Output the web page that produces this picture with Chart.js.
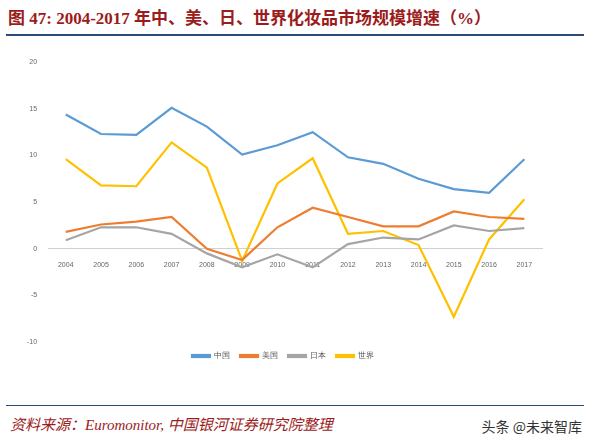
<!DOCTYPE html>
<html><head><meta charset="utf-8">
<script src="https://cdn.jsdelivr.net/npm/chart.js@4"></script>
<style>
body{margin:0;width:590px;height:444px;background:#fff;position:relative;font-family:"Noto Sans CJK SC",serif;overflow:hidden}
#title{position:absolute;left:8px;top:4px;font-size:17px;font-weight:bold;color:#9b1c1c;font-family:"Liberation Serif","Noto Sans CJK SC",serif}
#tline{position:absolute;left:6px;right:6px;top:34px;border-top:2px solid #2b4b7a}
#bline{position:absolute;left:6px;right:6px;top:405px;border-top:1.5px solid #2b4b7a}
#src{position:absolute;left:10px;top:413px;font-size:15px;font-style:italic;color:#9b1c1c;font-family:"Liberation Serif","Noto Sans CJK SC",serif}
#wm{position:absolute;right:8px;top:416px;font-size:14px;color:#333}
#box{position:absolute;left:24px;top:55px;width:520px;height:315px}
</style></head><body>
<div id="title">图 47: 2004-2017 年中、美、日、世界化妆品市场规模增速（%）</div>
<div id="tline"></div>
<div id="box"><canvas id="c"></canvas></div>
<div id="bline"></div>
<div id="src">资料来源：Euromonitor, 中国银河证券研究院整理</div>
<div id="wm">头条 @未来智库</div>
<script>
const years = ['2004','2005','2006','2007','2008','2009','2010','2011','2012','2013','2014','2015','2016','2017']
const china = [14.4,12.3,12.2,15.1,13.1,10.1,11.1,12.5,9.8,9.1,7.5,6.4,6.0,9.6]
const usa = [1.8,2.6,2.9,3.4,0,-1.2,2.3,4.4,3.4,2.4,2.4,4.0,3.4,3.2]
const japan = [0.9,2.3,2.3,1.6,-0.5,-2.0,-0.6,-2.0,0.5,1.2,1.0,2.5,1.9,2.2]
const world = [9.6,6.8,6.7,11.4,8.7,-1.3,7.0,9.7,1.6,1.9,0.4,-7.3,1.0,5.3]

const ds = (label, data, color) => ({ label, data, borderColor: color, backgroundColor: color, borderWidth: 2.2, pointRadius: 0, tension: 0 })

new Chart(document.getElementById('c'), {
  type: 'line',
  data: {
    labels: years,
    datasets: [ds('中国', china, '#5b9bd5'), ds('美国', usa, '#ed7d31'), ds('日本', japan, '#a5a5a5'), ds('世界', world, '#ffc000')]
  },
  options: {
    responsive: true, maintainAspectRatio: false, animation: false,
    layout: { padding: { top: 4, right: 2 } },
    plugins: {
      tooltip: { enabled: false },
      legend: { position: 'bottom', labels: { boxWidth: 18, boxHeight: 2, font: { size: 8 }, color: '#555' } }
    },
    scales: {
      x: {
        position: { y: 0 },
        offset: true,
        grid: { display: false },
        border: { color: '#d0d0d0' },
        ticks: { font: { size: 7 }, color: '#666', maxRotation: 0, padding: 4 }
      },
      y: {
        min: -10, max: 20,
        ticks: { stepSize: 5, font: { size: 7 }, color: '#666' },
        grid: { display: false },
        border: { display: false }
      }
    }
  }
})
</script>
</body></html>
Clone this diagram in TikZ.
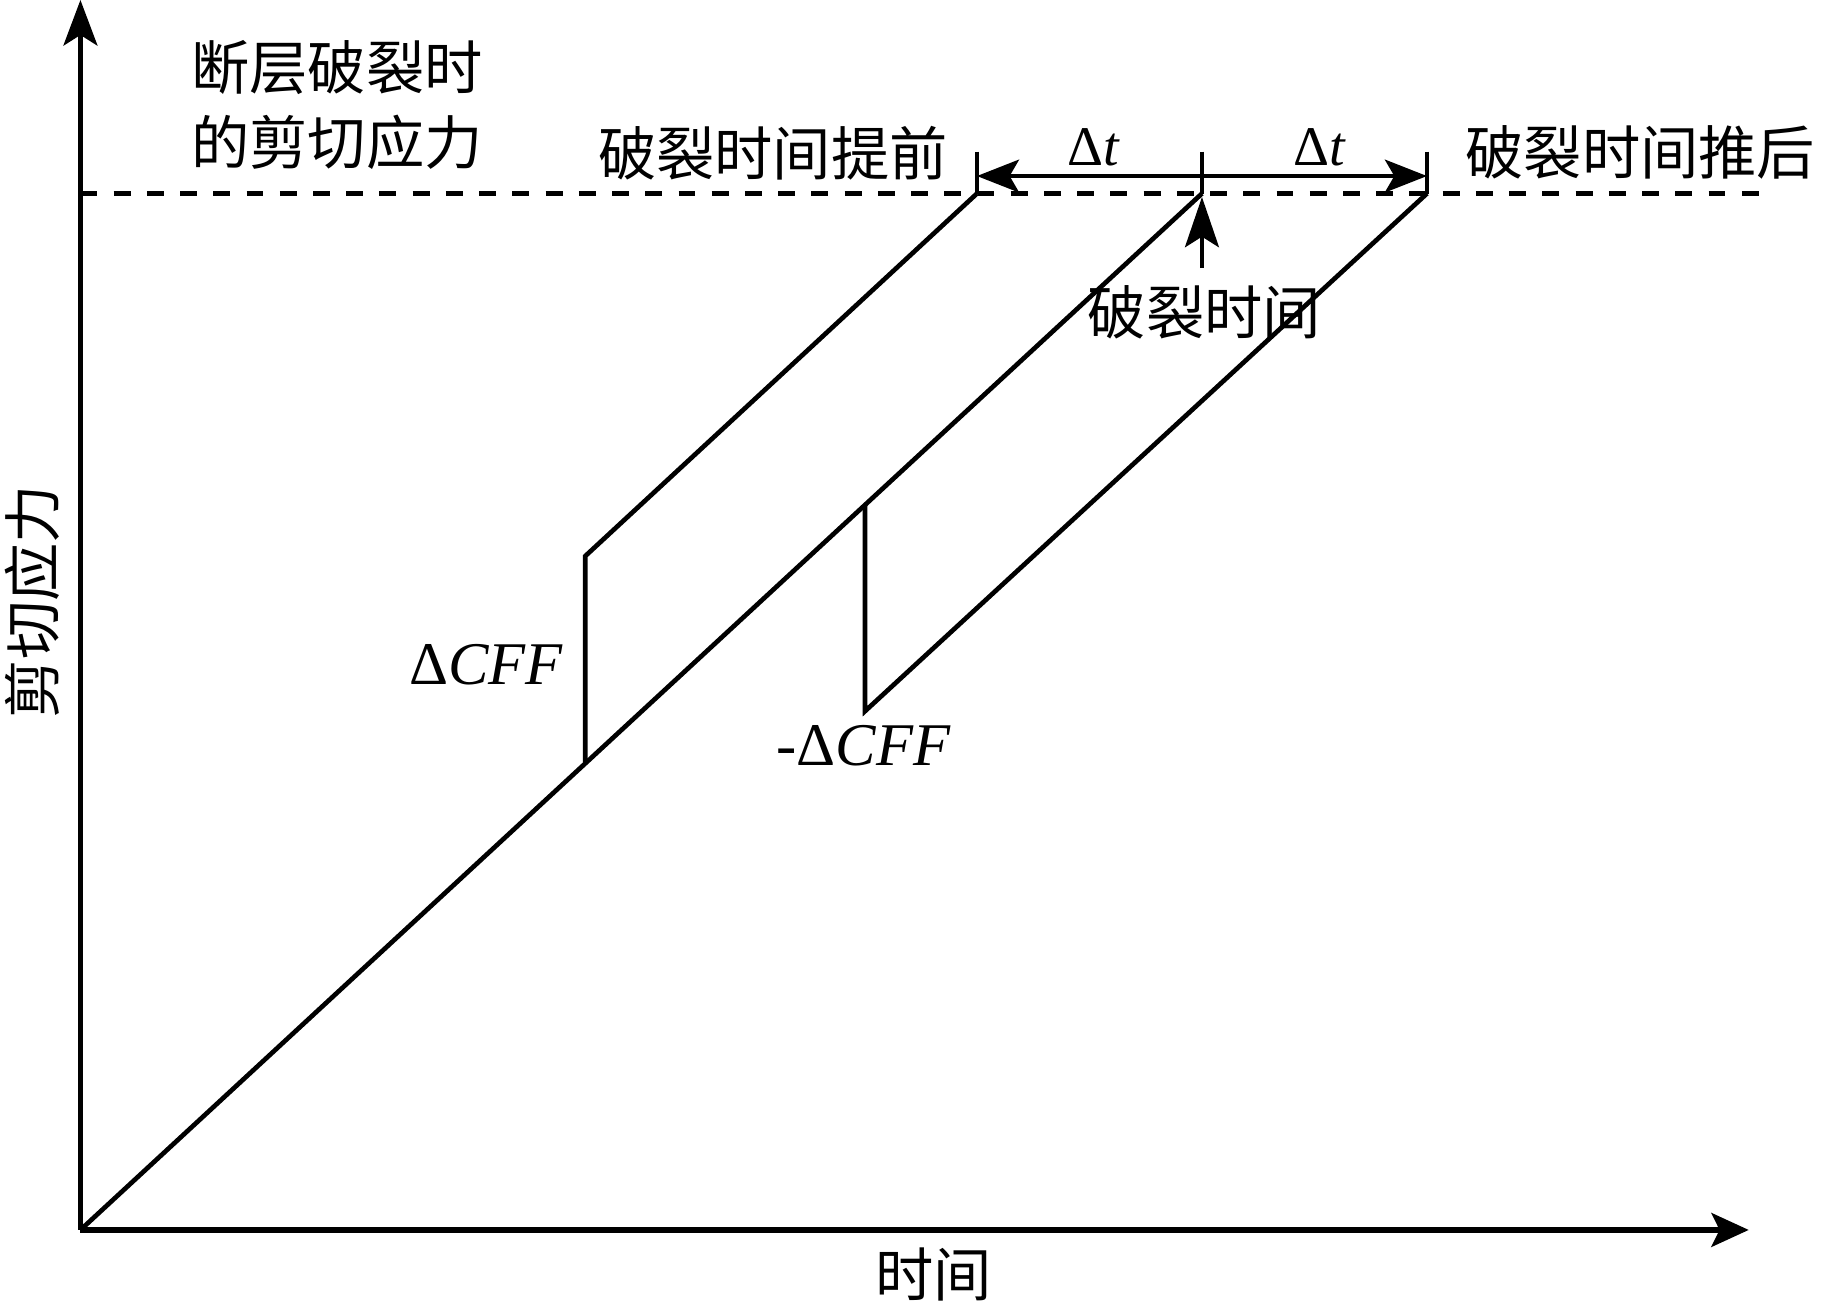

════════════════════

Check each line above for "this" and return the ones that have it.

Output the web page that produces this picture with Chart.js.
Clone this diagram in TikZ.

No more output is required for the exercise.